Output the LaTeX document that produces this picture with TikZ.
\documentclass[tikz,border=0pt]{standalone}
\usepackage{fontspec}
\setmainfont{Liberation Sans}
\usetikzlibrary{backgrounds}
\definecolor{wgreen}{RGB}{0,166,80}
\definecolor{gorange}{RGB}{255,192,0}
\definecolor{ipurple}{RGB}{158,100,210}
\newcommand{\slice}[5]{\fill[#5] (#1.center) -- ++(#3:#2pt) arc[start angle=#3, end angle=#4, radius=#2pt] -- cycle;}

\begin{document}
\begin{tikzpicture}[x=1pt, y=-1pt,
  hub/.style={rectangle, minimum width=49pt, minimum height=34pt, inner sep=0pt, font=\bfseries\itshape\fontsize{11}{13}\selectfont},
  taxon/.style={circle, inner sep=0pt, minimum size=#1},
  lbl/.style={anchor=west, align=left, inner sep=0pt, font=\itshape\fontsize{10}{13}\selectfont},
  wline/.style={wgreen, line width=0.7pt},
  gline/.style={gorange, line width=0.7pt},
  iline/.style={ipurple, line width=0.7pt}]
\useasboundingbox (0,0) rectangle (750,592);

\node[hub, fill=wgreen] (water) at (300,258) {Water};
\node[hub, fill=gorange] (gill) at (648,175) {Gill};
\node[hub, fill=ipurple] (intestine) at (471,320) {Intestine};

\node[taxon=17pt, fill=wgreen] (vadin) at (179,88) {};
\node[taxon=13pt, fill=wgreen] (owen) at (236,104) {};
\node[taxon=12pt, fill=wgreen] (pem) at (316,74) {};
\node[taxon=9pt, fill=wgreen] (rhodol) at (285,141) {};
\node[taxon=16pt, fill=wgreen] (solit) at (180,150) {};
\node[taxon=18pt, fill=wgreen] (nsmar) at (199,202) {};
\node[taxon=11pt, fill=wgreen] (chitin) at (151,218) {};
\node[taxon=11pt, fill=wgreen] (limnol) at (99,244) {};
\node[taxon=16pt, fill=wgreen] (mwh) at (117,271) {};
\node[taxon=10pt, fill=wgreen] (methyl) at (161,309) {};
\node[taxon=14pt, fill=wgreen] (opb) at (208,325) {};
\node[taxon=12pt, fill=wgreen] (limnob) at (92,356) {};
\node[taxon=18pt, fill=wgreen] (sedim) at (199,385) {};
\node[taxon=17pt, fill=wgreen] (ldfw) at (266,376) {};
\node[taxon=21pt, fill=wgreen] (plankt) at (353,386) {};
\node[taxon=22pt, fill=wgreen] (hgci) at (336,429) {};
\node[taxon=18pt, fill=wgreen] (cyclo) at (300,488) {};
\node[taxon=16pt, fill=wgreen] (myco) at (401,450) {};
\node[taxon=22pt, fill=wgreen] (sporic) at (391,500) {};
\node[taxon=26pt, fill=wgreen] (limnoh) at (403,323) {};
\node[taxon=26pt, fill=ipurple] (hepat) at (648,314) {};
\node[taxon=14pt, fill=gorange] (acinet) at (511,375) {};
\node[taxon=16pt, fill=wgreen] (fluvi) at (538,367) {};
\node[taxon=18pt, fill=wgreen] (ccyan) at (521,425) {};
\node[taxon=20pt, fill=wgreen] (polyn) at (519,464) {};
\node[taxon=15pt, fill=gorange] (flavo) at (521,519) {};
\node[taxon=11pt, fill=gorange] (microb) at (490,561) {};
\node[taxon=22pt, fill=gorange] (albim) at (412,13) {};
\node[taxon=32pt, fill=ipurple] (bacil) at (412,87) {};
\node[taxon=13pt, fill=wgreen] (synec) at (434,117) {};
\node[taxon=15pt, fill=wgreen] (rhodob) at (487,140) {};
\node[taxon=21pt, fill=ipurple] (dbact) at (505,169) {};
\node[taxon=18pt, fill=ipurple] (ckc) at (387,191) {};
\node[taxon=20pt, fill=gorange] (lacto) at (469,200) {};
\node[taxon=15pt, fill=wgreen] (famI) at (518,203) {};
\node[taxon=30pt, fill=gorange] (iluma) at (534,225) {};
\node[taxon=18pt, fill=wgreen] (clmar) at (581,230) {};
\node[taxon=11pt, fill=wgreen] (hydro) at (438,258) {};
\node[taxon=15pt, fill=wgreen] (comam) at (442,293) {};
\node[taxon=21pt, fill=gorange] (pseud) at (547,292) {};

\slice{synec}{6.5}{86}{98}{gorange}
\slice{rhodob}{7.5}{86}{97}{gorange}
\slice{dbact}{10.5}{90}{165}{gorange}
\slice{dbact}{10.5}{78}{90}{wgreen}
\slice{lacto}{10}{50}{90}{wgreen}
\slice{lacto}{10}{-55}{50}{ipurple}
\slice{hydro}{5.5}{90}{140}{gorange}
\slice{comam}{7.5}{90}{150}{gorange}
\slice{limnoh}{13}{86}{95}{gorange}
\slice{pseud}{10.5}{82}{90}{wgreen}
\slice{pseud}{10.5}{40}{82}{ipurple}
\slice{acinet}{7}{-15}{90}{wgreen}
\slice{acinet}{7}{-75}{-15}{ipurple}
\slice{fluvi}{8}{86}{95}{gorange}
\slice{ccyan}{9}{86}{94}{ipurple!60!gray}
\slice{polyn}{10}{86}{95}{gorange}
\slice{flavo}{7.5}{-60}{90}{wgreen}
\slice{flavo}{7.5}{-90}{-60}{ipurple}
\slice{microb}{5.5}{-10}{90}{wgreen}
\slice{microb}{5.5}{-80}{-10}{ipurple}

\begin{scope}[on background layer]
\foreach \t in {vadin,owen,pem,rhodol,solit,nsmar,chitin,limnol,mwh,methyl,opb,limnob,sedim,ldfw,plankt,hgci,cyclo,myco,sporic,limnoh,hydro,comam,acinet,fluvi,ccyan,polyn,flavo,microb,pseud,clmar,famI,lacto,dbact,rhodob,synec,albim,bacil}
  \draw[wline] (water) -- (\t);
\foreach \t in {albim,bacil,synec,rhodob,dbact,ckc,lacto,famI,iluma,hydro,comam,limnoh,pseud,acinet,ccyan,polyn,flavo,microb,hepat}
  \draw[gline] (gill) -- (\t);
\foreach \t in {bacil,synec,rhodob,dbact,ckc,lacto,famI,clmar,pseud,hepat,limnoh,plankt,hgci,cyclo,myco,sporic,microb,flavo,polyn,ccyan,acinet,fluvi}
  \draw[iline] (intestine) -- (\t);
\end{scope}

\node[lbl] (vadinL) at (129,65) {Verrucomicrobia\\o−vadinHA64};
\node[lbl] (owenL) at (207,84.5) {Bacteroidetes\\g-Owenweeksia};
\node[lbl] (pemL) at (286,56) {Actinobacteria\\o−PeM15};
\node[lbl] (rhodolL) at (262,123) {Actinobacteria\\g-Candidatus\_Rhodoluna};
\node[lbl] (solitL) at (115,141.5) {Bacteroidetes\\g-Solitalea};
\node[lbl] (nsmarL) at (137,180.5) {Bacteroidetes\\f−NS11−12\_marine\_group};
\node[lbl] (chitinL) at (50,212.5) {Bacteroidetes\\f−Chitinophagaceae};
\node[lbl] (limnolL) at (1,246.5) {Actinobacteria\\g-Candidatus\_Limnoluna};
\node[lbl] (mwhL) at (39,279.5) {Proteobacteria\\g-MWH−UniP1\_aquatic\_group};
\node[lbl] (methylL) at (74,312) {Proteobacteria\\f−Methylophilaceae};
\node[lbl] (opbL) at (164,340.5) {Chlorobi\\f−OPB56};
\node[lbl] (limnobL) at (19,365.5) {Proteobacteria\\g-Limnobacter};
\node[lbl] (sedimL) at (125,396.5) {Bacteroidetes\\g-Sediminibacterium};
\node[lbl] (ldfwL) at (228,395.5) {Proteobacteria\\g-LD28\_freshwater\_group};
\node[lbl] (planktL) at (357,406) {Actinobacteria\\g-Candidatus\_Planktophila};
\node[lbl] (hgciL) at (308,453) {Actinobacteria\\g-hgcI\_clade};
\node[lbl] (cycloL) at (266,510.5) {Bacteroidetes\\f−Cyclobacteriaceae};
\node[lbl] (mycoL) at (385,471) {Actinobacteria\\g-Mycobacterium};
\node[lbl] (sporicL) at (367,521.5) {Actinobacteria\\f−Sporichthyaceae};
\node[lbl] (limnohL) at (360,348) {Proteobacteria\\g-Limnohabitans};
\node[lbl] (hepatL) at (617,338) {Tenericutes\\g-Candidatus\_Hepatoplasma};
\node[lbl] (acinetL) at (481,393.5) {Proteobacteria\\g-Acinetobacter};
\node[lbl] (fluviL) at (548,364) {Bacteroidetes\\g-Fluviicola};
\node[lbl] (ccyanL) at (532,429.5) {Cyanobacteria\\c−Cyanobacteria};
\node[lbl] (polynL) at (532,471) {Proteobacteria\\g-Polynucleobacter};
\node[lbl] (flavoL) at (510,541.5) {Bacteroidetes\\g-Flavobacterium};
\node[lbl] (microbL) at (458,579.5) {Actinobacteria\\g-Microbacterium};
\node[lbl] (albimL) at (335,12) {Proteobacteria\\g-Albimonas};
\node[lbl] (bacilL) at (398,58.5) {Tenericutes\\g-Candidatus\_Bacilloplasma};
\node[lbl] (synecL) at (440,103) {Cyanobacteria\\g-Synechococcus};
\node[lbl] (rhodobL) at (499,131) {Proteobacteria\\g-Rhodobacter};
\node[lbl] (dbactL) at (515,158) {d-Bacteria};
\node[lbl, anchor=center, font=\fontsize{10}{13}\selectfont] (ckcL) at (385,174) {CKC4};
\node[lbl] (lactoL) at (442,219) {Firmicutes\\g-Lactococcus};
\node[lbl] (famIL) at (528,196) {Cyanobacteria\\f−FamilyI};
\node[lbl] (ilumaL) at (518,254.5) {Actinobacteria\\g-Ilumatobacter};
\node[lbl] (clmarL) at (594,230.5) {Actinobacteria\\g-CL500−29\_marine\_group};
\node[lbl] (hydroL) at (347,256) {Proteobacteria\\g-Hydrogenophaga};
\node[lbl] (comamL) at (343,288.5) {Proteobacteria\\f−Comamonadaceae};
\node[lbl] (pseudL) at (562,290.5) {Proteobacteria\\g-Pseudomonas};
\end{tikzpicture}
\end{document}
■ ■ ■
[EXERCISE AIM] Restate the first line and every line after it, word for word, stopping once the line with "fill=ipurple] (intestine) at" is done.

[SOLUTION FOR THIS PROBLEM]
Output the LaTeX document that produces this picture with TikZ.
\documentclass[tikz,border=0pt]{standalone}
\usepackage{fontspec}
\setmainfont{Liberation Sans}
\usetikzlibrary{backgrounds}
\definecolor{wgreen}{RGB}{0,166,80}
\definecolor{gorange}{RGB}{255,192,0}
\definecolor{ipurple}{RGB}{158,100,210}
\newcommand{\slice}[5]{\fill[#5] (#1.center) -- ++(#3:#2pt) arc[start angle=#3, end angle=#4, radius=#2pt] -- cycle;}

\begin{document}
\begin{tikzpicture}[x=1pt, y=-1pt,
  hub/.style={rectangle, minimum width=49pt, minimum height=34pt, inner sep=0pt, font=\bfseries\itshape\fontsize{11}{13}\selectfont},
  taxon/.style={circle, inner sep=0pt, minimum size=#1},
  lbl/.style={anchor=west, align=left, inner sep=0pt, font=\itshape\fontsize{10}{13}\selectfont},
  wline/.style={wgreen, line width=0.7pt},
  gline/.style={gorange, line width=0.7pt},
  iline/.style={ipurple, line width=0.7pt}]
\useasboundingbox (0,0) rectangle (750,592);

\node[hub, fill=wgreen] (water) at (300,258) {Water};
\node[hub, fill=gorange] (gill) at (648,175) {Gill};
\node[hub, fill=ipurple] (intestine) at (471,320) {Intestine};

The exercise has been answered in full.